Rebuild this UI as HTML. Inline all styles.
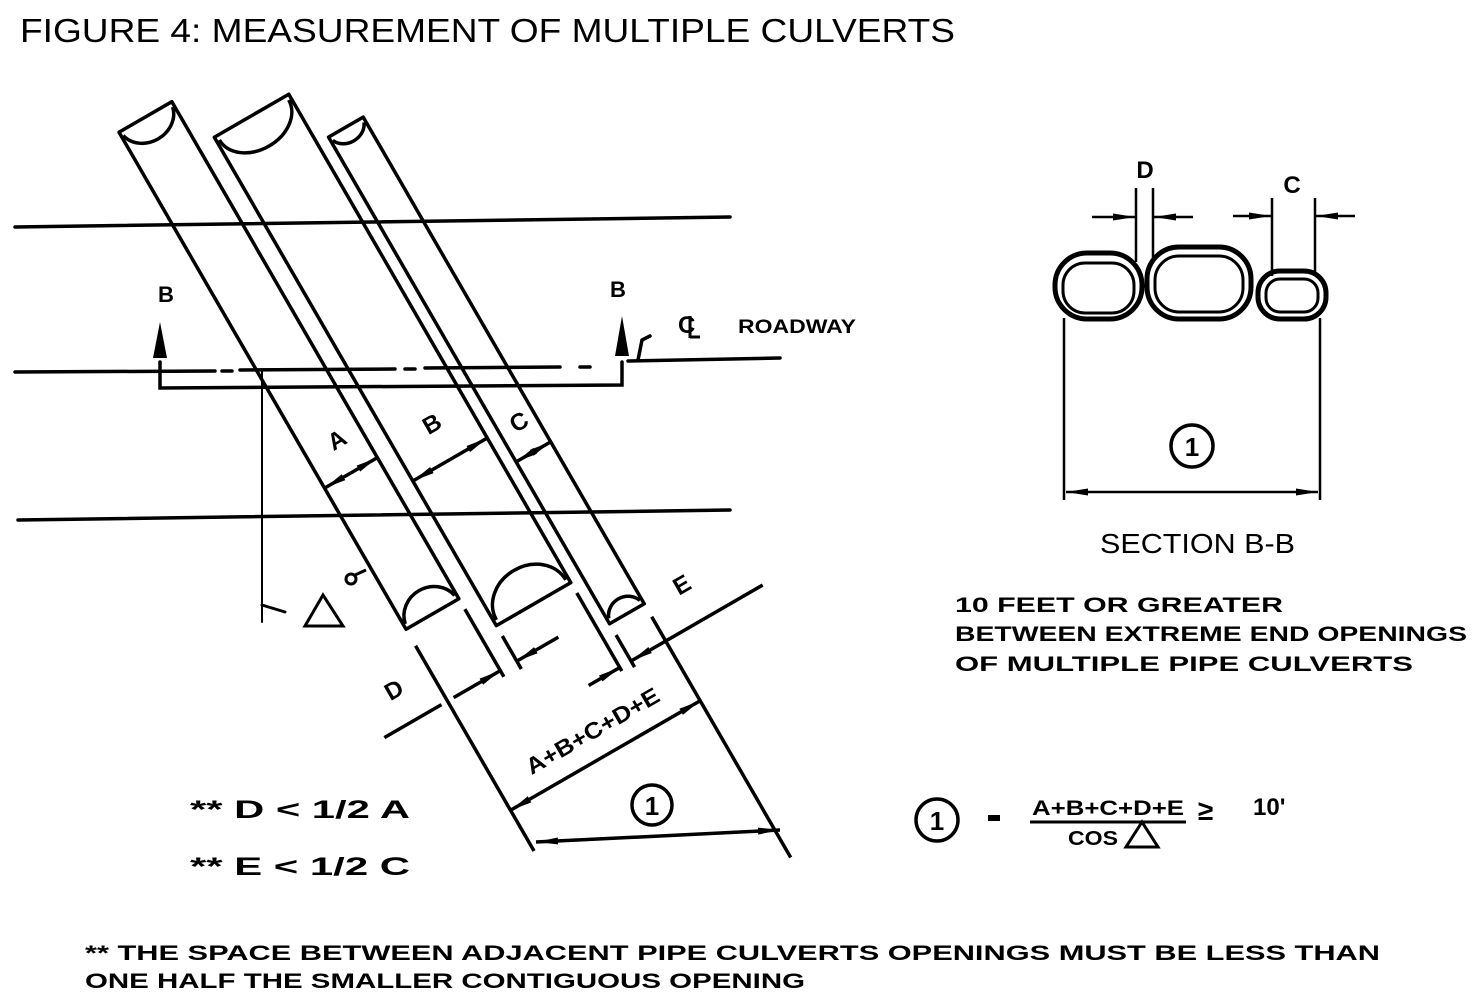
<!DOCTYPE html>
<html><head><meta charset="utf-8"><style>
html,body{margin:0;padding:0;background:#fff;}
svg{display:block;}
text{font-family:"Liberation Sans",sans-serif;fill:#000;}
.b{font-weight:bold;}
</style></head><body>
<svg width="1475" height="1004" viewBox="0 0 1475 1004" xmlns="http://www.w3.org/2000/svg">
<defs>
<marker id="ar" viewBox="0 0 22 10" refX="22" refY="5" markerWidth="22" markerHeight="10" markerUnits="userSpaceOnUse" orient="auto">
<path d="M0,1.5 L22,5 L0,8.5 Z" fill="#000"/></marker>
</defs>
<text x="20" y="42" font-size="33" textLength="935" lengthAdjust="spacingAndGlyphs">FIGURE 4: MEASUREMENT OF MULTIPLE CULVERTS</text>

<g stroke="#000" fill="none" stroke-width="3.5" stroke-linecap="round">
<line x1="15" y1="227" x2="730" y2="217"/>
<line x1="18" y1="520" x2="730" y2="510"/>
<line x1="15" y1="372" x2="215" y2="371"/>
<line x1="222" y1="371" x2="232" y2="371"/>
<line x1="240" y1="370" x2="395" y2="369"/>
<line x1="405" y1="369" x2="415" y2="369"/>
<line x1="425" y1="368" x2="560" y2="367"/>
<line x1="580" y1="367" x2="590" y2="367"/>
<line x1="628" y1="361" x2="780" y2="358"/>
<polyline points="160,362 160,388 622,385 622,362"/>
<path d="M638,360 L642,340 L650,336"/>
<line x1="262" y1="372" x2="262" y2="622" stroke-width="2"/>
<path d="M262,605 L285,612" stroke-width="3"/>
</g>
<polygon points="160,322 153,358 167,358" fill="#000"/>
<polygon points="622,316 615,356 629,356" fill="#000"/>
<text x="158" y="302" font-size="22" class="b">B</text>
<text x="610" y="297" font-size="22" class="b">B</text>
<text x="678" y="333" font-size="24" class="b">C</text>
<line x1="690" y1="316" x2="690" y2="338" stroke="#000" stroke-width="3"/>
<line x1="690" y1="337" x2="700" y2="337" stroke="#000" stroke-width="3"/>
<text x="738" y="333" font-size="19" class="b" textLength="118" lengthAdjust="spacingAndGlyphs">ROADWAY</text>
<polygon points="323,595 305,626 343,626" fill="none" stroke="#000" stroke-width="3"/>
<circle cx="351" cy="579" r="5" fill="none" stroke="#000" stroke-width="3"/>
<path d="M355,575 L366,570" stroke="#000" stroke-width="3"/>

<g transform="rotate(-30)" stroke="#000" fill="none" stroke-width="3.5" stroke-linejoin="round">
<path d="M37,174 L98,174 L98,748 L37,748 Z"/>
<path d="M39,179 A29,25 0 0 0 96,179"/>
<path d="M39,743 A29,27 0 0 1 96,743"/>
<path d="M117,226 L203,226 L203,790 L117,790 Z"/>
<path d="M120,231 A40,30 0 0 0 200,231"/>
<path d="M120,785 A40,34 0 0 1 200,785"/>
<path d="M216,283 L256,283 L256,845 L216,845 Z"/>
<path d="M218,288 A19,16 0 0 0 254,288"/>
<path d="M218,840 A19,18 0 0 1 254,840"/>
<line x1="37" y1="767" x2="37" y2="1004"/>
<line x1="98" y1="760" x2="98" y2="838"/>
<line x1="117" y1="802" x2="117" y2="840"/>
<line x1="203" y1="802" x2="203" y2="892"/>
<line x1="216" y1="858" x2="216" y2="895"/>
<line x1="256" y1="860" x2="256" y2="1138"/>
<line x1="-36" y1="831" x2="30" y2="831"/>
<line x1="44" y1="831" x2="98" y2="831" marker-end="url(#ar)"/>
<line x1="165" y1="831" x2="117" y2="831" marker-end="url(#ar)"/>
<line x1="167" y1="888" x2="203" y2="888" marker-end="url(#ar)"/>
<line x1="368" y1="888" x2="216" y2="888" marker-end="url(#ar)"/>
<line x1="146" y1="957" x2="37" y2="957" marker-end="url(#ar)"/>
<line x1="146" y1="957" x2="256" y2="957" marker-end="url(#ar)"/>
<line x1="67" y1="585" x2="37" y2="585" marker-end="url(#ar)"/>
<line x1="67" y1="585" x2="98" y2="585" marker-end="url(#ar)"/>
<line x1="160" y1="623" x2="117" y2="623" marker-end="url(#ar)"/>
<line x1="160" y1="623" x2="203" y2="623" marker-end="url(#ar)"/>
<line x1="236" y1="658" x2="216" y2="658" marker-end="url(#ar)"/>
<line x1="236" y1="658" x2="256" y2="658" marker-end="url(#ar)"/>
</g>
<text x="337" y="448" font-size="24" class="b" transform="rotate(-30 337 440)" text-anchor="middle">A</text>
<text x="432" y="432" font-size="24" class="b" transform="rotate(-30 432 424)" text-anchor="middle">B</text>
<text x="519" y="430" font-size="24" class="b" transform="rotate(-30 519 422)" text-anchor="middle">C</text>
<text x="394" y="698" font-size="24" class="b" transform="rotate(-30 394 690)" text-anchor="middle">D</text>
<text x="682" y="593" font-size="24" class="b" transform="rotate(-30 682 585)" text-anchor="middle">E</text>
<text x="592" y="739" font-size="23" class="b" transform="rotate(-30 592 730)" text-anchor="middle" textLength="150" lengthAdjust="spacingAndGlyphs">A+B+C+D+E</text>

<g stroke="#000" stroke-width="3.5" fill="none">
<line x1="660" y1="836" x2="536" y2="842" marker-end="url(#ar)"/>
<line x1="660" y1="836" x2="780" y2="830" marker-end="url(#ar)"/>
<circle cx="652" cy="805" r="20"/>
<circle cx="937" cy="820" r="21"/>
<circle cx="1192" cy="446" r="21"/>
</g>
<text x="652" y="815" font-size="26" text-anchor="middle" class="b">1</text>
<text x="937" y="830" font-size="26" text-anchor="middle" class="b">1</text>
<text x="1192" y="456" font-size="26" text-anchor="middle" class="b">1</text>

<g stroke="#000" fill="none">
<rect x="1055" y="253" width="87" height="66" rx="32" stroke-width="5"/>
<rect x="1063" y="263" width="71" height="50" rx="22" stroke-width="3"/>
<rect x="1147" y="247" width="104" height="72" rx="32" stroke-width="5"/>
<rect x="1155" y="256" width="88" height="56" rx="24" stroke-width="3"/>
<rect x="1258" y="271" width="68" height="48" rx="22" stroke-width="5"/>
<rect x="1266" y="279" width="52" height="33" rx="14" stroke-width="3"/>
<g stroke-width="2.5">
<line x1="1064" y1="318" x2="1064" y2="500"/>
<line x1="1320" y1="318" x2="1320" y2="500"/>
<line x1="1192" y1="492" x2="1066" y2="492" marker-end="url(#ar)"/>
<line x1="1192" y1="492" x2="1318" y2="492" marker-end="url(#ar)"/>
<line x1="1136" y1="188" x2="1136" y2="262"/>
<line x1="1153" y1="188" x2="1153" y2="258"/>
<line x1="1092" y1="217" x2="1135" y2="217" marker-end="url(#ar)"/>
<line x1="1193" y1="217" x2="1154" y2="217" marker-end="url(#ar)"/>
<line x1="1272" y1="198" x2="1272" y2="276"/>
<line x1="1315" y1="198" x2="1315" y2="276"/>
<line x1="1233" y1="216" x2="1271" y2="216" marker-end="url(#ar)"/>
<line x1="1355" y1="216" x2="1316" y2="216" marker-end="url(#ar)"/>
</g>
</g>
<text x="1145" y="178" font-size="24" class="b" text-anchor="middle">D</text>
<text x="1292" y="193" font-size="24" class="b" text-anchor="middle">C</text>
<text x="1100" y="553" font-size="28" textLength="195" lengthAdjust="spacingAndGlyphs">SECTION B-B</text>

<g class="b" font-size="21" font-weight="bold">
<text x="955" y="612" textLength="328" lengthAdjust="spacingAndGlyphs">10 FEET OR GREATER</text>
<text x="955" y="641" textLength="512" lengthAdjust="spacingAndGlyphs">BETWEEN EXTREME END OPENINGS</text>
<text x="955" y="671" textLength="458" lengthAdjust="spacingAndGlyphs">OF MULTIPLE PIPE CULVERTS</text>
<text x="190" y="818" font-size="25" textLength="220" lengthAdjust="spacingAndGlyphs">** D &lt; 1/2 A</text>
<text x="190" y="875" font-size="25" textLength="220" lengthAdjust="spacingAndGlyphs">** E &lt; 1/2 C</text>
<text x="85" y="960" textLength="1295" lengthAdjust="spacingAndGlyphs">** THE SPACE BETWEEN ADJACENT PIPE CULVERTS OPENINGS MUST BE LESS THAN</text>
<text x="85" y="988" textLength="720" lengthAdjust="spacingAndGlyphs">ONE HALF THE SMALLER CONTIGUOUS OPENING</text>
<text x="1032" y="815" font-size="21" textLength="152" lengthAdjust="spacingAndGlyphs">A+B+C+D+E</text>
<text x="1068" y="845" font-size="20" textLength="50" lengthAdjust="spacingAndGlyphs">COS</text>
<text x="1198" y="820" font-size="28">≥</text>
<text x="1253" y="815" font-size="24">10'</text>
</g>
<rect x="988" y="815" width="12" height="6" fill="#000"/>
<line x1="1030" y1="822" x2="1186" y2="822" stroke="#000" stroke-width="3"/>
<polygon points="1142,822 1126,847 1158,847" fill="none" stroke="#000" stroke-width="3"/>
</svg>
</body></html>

§ **What to produce**:
Reproduce the material above exactly, first line through the line that contains "OF MULTIPLE CULVERTS</text>", minus the pictures.

§ **Response to the exercise**:
Rebuild this UI as HTML. Inline all styles.
<!DOCTYPE html>
<html><head><meta charset="utf-8"><style>
html,body{margin:0;padding:0;background:#fff;}
svg{display:block;}
text{font-family:"Liberation Sans",sans-serif;fill:#000;}
.b{font-weight:bold;}
</style></head><body>
<svg width="1475" height="1004" viewBox="0 0 1475 1004" xmlns="http://www.w3.org/2000/svg">
<defs>
<marker id="ar" viewBox="0 0 22 10" refX="22" refY="5" markerWidth="22" markerHeight="10" markerUnits="userSpaceOnUse" orient="auto">
<path d="M0,1.5 L22,5 L0,8.5 Z" fill="#000"/></marker>
</defs>
<text x="20" y="42" font-size="33" textLength="935" lengthAdjust="spacingAndGlyphs">FIGURE 4: MEASUREMENT OF MULTIPLE CULVERTS</text>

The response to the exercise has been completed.